Begin by questioning whether you actually need something ‘sparkly’ and if so, are there other materials that can be repurposed, including clean shiny pie plates, containers, lids or wrappers that can be easily cut to shape by children. You could consider suspended old CDs, tin lids, saucepan lids, bottle tops and coffee pods—these also offer a reflective surface and are particularly ‘sparkly’ when placed near a window or in a tree outdoors. You may locate opportunity shop treasures with ‘sparkle’ such as jewellery and old cards or wool, ribbon, paper and fabric remnants. Of course this involves some creative collecting and a sense of resourcefulness.
There is also the question of do we paste these ‘sparkly’ treasures, and do they subsequently end up in landfill? Are there ways to utilise these materials as temporary or ephemeral collages and constructions, to be photographed and later dismantled and reused at another time?

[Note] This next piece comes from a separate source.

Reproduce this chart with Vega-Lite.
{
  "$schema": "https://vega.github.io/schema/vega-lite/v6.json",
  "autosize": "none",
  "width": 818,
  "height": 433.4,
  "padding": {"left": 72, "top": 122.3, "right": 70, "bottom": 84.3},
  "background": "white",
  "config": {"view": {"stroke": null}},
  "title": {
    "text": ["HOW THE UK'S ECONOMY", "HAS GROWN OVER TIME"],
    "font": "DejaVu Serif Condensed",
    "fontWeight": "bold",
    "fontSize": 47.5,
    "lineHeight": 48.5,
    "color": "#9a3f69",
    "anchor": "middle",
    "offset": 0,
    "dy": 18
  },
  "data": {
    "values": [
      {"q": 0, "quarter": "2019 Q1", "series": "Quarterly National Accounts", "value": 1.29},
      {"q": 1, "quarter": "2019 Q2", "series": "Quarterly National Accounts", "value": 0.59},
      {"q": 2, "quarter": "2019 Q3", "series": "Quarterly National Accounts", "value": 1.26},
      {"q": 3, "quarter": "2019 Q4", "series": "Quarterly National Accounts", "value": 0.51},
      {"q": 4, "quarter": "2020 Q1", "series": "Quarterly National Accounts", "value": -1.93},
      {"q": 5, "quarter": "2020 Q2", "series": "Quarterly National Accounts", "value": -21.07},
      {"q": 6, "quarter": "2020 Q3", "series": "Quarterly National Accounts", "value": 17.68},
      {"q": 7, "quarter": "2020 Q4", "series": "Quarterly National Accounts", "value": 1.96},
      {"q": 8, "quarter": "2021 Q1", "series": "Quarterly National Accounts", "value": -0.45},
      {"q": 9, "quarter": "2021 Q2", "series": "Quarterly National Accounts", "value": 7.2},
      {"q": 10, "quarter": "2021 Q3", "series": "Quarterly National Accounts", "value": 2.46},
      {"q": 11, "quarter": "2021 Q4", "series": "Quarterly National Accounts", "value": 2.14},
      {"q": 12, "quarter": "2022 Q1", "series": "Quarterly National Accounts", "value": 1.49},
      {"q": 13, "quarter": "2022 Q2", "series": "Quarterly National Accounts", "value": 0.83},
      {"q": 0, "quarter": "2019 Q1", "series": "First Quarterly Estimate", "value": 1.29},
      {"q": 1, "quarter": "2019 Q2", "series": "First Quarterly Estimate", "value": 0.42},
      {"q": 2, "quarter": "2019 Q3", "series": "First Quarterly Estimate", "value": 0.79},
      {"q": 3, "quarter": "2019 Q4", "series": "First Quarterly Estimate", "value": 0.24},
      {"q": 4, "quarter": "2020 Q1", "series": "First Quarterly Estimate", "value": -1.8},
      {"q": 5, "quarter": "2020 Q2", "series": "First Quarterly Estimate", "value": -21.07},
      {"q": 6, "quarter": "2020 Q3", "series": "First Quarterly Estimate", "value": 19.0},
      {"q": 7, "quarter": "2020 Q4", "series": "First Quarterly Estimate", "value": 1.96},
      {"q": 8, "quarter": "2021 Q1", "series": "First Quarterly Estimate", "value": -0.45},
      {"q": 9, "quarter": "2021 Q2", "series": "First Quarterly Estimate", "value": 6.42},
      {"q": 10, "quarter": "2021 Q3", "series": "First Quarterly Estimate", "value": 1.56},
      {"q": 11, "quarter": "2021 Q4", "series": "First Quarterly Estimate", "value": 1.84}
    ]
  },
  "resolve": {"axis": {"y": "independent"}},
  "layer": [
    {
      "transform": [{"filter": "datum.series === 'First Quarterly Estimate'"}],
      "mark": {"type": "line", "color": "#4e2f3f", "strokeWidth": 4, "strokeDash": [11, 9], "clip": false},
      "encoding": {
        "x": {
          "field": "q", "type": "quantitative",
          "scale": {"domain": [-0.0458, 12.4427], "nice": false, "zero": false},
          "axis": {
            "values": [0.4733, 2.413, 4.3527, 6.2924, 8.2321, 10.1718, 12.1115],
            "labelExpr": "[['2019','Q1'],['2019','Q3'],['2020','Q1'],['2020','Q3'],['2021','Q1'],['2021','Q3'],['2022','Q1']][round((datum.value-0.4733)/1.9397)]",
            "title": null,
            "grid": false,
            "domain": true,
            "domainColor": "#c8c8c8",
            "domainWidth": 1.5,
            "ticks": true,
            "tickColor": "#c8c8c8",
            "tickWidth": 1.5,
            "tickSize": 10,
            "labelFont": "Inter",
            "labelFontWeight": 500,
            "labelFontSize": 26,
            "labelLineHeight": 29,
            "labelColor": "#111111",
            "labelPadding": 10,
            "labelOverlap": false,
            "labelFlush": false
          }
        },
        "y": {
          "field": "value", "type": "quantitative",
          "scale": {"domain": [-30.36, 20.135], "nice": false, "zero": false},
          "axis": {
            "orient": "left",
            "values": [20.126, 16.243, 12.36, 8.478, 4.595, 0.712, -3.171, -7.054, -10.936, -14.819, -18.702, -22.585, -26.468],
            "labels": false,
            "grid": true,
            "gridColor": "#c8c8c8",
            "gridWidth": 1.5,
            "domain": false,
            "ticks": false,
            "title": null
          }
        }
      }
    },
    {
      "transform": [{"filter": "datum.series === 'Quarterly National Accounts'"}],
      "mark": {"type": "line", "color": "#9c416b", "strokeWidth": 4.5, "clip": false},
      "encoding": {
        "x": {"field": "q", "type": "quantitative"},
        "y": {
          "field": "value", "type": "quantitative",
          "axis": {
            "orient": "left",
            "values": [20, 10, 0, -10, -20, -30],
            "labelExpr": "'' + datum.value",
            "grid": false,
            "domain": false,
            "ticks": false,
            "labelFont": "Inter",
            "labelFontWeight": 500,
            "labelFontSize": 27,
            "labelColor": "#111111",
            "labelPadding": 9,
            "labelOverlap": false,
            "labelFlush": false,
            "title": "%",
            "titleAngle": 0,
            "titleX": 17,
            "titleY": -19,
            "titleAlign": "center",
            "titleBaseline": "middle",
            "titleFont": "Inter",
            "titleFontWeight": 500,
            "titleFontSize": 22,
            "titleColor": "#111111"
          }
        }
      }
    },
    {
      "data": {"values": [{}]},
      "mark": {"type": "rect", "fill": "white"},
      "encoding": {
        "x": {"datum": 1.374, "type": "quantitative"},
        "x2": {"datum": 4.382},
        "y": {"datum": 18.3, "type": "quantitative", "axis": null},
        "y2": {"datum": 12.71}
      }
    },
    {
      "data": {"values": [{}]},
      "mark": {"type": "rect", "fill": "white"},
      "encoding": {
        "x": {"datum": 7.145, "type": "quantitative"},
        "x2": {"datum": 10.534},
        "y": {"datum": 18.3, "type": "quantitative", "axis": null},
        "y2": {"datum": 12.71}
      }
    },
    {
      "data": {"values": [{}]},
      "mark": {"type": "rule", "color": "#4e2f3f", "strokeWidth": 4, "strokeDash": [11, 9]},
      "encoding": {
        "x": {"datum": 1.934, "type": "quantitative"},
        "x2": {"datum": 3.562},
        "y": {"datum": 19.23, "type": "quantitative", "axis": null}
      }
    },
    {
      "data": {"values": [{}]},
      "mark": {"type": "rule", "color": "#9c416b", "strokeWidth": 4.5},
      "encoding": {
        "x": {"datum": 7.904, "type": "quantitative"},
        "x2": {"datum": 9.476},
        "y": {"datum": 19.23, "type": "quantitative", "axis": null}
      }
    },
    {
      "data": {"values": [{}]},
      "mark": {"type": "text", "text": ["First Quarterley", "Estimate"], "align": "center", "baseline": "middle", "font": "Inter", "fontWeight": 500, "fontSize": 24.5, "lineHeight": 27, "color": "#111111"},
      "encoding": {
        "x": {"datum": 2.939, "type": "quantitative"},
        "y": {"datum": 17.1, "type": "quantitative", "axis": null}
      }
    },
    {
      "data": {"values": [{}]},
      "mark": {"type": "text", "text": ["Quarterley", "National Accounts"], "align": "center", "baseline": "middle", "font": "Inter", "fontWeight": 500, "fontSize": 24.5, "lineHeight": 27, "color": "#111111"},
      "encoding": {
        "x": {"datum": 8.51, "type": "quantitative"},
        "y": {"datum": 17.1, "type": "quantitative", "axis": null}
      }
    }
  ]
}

Could ‘sparkly’ decorations be made and offered as gifts to families or stored ready for the next year, only to be rediscovered and embellished further?
A further option is to dispense with the ‘sparkle’ notion and seek other small repurposed items including plastic lids, coloured paper or card, the traditional items of collage trolleys and again we might rethink what is to be pasted and what might be temporary. Collecting some natural materials may be appropriate, such as dried and old petals, flowers, seed pods or leaves, however we must consider our ethical relations with plants from post-human perspectives (Refer https://mothernatured.com/nature-crafts-for-kids/natures-glitter-biodegradable-fragrant-and-fun/).
There are no easy answers to these questions, but ultimately like The Rainbow Fish (Pfister, 2000), this is about relationships and belonging. Too often we focus only on human relationships and belonging without considering the environment and longer-term sustainability and health concerns. If we value our relationships with the Earth, including all plant and animal species, and advocate for belonging with the Earth, please do ban glitter at Christmas and save the rainbow fish.
Pfister, M. (2000). The Rainbow Fish. New York, NY: North-South Books.